The most obvious example is our conception of safety and national security after 9/11. Our collective trauma manifested itself in bombings, invasions, and rage all over the world, and even caused us to declare a war on being afraid. This trauma is so banal that most citizens have no conception of the impact their civilization’s rage has had on the rest of the world. But personal ignorance of the full extent of inflicted trauma doesn’t mean the effect of that trauma is lessened. Trauma, defined as an expansive sliding scale of negative outcomes, is concentrated emotional energy and cannot be destroyed, only transformed.
The environment created through external actions is directly related to how an individual brain perceives its external environment. Create a trauma-saturated environment and the brain will perceive and absorb trauma, create a happiness-saturated environment and the brain will perceive and absorb happiness. The creators of trauma expose themselves to a trauma-saturated environment of their own making (as far as anything they do is independent and not simply repeating the cycles they learned), then bring absorbed trauma home to their families and friends where, unaddressed, it usually expresses itself through depression or rage. Retribution is not justice, it’s rage hijacking human rationality to construct a complex and opaque system that codifies its own goals. Don’t underestimate unpruned human anger, especially your own.

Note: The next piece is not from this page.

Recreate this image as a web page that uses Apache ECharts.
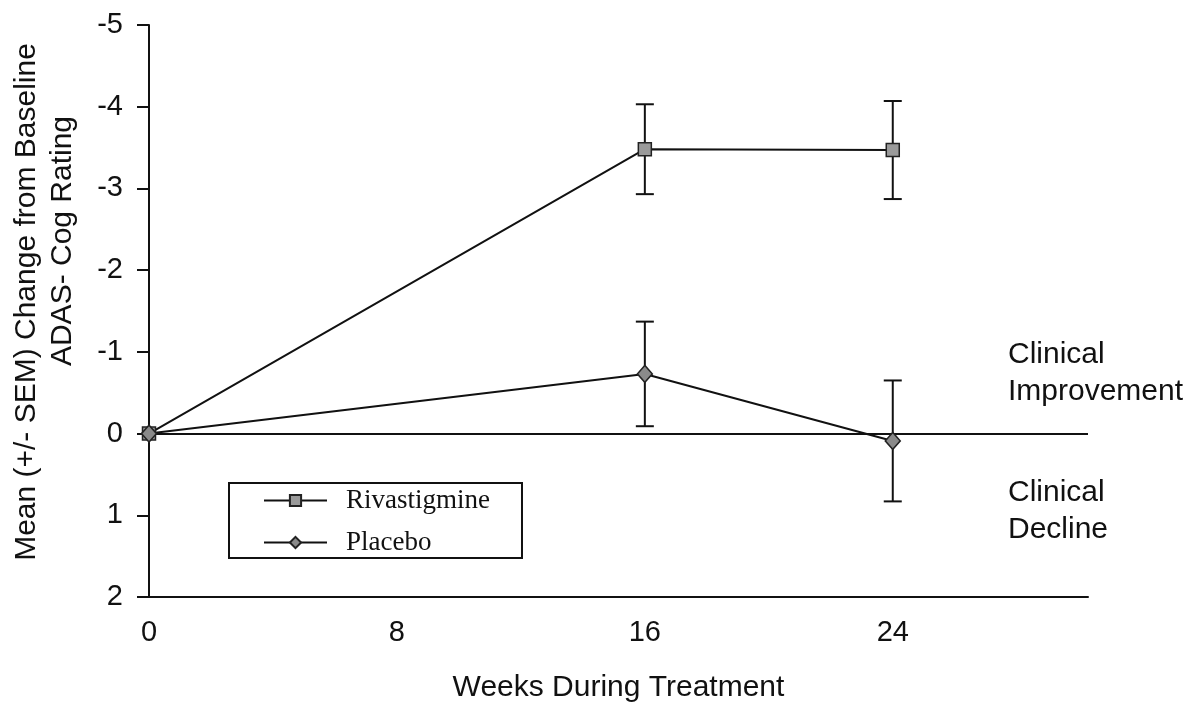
<!DOCTYPE html>
<html>
<head>
<meta charset="utf-8">
<script src="https://cdn.jsdelivr.net/npm/echarts@6/dist/echarts.min.js"></script>
<style>
html,body{margin:0;padding:0;background:#fff;}
#chart{width:1199px;height:702px;}
</style>
</head>
<body>
<div id="chart"></div>
<script>
// ---- data ----
const weeks = [0, 16, 24];
const xTicks = [0, 8, 16, 24];
const yTicks = [-5, -4, -3, -2, -1, 0, 1, 2];
const rivaMean = [0, -3.48, -3.47];
const rivaSem = [0, 0.55, 0.6];
const placeboMean = [0, -0.73, 0.09];
const placeboSem = [0, 0.64, 0.74];

const font = 'Liberation Sans, Arial, sans-serif';
const serif = 'Liberation Serif, Times New Roman, serif';

function pts(mean) { return weeks.map((w, i) => [w, mean[i]]); }
function errs(mean, sem) {
  return weeks.map((w, i) => [w, mean[i], sem[i]]).filter(d => d[2] > 0);
}

function errRender(params, api) {
  const x = api.value(0), y = api.value(1), s = api.value(2);
  const top = api.coord([x, y - s]);
  const bot = api.coord([x, y + s]);
  const hw = 9;
  const st = { stroke: '#111', lineWidth: 2 };
  return {
    type: 'group',
    children: [
      { type: 'line', shape: { x1: top[0], y1: top[1], x2: bot[0], y2: bot[1] }, style: st },
      { type: 'line', shape: { x1: top[0] - hw, y1: top[1], x2: top[0] + hw, y2: top[1] }, style: st },
      { type: 'line', shape: { x1: bot[0] - hw, y1: bot[1], x2: bot[0] + hw, y2: bot[1] }, style: st }
    ]
  };
}

const chart = echarts.init(document.getElementById('chart'));
chart.setOption({
  animation: false,
  backgroundColor: '#fff',
  grid: { left: 149, right: 111, top: 25, bottom: 105, containLabel: false, outerBoundsMode: 'none' },
  xAxis: {
    type: 'value', min: 0, max: 30.3, interval: 8,
    axisLine: { onZero: false, lineStyle: { color: '#111', width: 2 } },
    axisTick: { show: false },
    splitLine: { show: false },
    axisLabel: {
      margin: 21, color: '#111', fontFamily: font, fontSize: 29,
      formatter: v => (xTicks.indexOf(v) >= 0 ? String(v) : '')
    },
    name: 'Weeks During Treatment',
    nameLocation: 'middle', nameGap: 76,
    nameTextStyle: { color: '#111', fontFamily: font, fontSize: 30 }
  },
  yAxis: {
    type: 'value', inverse: true,
    min: yTicks[0], max: yTicks[yTicks.length - 1], interval: 1,
    axisLine: { show: true, onZero: false, lineStyle: { color: '#111', width: 2 } },
    axisTick: { show: true, length: 12, lineStyle: { color: '#111', width: 2 } },
    splitLine: { show: false },
    axisLabel: { margin: 26, color: '#111', fontFamily: font, fontSize: 29 }
  },
  legend: {
    data: ['Rivastigmine', 'Placebo'],
    orient: 'vertical',
    left: 229, top: 483,
    padding: [4, 32, 2, 34],
    itemGap: 15,
    itemWidth: 63, itemHeight: 14,
    borderColor: '#111', borderWidth: 2,
    textStyle: { color: '#111', fontFamily: serif, fontSize: 27, lineHeight: 24, padding: [0, 0, 0, 14] }
  },
  graphic: [
    { type: 'text', x: 27, y: 302, rotation: Math.PI / 2,
      style: { text: 'Mean (+/- SEM) Change from Baseline', fill: '#111', font: '30px ' + font, textAlign: 'center', textVerticalAlign: 'middle' } },
    { type: 'text', x: 63, y: 241, rotation: Math.PI / 2,
      style: { text: 'ADAS- Cog Rating', fill: '#111', font: '30px ' + font, textAlign: 'center', textVerticalAlign: 'middle' } },
    { type: 'text', x: 1008, y: 355,
      style: { text: 'Clinical', fill: '#111', font: '30px ' + font, textAlign: 'left', textVerticalAlign: 'middle' } },
    { type: 'text', x: 1008, y: 392,
      style: { text: 'Improvement', fill: '#111', font: '30px ' + font, textAlign: 'left', textVerticalAlign: 'middle' } },
    { type: 'text', x: 1008, y: 493,
      style: { text: 'Clinical', fill: '#111', font: '30px ' + font, textAlign: 'left', textVerticalAlign: 'middle' } },
    { type: 'text', x: 1008, y: 530,
      style: { text: 'Decline', fill: '#111', font: '30px ' + font, textAlign: 'left', textVerticalAlign: 'middle' } }
  ],
  series: [
    {
      name: 'Rivastigmine', type: 'line', data: pts(rivaMean),
      symbol: 'rect', symbolSize: 13,
      itemStyle: { color: '#9a9a9a', borderColor: '#222', borderWidth: 1.5 },
      lineStyle: { color: '#111', width: 2 },
      z: 5,
      markLine: {
        silent: true, symbol: 'none', label: { show: false },
        lineStyle: { color: '#111', width: 2, type: 'solid' },
        data: [{ yAxis: 0 }]
      }
    },
    {
      name: 'Placebo', type: 'line', data: pts(placeboMean),
      symbol: 'diamond', symbolSize: [15, 17],
      itemStyle: { color: '#8a8a8a', borderColor: '#222', borderWidth: 1.5 },
      lineStyle: { color: '#111', width: 2 },
      z: 5
    },
    { type: 'custom', renderItem: errRender, data: errs(rivaMean, rivaSem), z: 3 },
    { type: 'custom', renderItem: errRender, data: errs(placeboMean, placeboSem), z: 3 }
  ]
});
</script>
</body>
</html>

In the specific barbarism of this event, a child was traumatized through the horrifying American foster system, then she was impregnated. Then she birthed another child at 15, and finally she killed that child 19 months later. The psychologists (there is a segment of the psychology profession that specializes in judging sanity, according to US law, for money) deemed that despite the context, this human understood the basic functions of the legal bureaucracy, therefore, as experts, they consented to punishing her using that legal bureaucracy. After a lifetime of trauma, did this person’s consciousness have real control over her actions, or was her self under the sway of unaddressed neurosis? Does it particularly matter? Another traumatized person is most likely going into the US prison system, in this case because she stabbed her own baby five times.
Restorative justice sees this case in a different light. Rather than believe the best solution to trauma is more trauma, restorative justice, at least the version I believe in, seeks to find the most beneficial solution for both the community and the individual human. How? By identifying sources of trauma, creating systemic infrastructure specifically focused on addressing those sources, and deliberately intervening in order to interrupt cycles. A human being who creates trauma is not a monster, but rather a victim themselves who should be helped and understood.

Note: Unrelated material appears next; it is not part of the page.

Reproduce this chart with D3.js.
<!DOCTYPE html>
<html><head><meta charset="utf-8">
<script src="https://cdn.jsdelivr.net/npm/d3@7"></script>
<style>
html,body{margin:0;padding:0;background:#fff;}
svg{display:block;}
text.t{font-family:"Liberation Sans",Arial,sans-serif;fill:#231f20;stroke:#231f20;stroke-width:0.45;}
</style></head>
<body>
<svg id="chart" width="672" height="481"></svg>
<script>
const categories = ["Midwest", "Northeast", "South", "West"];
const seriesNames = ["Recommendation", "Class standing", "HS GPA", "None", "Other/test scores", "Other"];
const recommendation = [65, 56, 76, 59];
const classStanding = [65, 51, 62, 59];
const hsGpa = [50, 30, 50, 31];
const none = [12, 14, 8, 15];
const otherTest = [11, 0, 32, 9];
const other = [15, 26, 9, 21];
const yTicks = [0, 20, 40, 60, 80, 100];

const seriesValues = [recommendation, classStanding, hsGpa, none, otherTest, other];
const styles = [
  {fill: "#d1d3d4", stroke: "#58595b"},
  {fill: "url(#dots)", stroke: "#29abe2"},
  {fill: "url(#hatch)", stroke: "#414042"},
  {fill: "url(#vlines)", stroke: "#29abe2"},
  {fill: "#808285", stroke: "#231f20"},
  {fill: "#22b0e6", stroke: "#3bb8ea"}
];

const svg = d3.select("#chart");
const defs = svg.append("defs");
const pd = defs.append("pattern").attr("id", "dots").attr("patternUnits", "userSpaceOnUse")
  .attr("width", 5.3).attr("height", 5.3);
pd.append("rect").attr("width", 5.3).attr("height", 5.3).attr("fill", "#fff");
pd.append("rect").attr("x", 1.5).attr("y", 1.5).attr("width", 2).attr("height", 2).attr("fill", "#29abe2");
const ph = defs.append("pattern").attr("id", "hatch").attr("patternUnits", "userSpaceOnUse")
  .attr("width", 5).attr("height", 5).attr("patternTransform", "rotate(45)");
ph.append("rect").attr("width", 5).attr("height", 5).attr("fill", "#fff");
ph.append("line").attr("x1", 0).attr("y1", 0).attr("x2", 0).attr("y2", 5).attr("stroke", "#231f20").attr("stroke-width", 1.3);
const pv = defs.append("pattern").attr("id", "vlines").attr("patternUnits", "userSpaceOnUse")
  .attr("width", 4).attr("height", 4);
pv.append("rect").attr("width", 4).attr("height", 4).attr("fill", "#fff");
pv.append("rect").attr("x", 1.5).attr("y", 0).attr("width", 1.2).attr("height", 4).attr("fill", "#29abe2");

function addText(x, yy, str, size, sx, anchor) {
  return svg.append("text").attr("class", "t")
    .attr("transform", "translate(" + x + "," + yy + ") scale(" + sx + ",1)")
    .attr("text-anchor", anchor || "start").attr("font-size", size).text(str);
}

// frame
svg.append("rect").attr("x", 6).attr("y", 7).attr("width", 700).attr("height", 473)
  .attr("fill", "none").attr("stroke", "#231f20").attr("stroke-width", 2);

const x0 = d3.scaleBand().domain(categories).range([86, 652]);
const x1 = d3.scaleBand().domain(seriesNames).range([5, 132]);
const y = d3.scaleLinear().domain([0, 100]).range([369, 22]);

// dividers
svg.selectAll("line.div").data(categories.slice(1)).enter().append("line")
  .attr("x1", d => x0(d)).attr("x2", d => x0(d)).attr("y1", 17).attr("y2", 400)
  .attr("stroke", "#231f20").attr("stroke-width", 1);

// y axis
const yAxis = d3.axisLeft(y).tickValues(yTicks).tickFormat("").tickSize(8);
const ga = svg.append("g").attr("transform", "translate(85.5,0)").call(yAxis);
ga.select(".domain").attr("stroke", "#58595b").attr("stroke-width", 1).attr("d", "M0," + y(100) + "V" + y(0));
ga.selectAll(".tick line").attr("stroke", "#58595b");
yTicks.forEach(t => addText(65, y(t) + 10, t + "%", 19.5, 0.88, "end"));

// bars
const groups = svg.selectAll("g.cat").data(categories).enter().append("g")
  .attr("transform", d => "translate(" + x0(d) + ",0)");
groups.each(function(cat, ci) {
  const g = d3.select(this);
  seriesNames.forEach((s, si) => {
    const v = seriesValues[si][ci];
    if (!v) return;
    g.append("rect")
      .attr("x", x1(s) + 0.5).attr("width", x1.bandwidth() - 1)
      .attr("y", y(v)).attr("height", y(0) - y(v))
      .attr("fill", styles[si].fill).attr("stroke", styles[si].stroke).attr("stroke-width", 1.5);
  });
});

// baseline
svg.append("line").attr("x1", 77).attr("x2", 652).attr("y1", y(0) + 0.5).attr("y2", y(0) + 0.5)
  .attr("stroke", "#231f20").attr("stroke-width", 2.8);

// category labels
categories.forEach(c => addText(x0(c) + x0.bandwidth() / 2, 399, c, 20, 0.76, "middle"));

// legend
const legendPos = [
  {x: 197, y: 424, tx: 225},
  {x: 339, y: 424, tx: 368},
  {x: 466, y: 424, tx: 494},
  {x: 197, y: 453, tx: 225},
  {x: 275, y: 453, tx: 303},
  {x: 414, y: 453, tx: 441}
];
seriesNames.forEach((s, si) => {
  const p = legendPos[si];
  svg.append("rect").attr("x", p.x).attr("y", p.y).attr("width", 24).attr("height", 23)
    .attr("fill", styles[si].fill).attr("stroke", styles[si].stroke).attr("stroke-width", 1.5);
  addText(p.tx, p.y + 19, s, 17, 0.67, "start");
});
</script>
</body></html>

In practice, a system of restorative justice would support thousands of panels of diverse individuals whose entire job is discussing the most beneficial solutions on an individual basis. Though arbitrary and dependent on any number of human variables, this system returns the humanity to justice. Rather than prisons, individuals a panel deems traumatized enough to justify temporary separation from society are sent to resocialization centers, where they are helped through their neurosis and given resources to develop skills and plenty of creative outlets to enhance their imagination and happiness. Amalgamations of this system already work in plenty of civilizations, but certainly not the United States.
Due to the mental state of large portions of the US population, true restorative justice would most likely not work. This is interesting to note and speaks to the high incidence of childhood trauma and lack of mental health infrastructure within the US. I define sanity as being mindful of and in balance with personal emotions, individuated from formative authority figures and constructs, confident in a personal ability to change the self in a chosen direction, and not desirous of negative outcomes for other beings. Unfortunately ideas that rely on sane humans to help other humans become saner don’t work in a society with a scarcity of sane humans.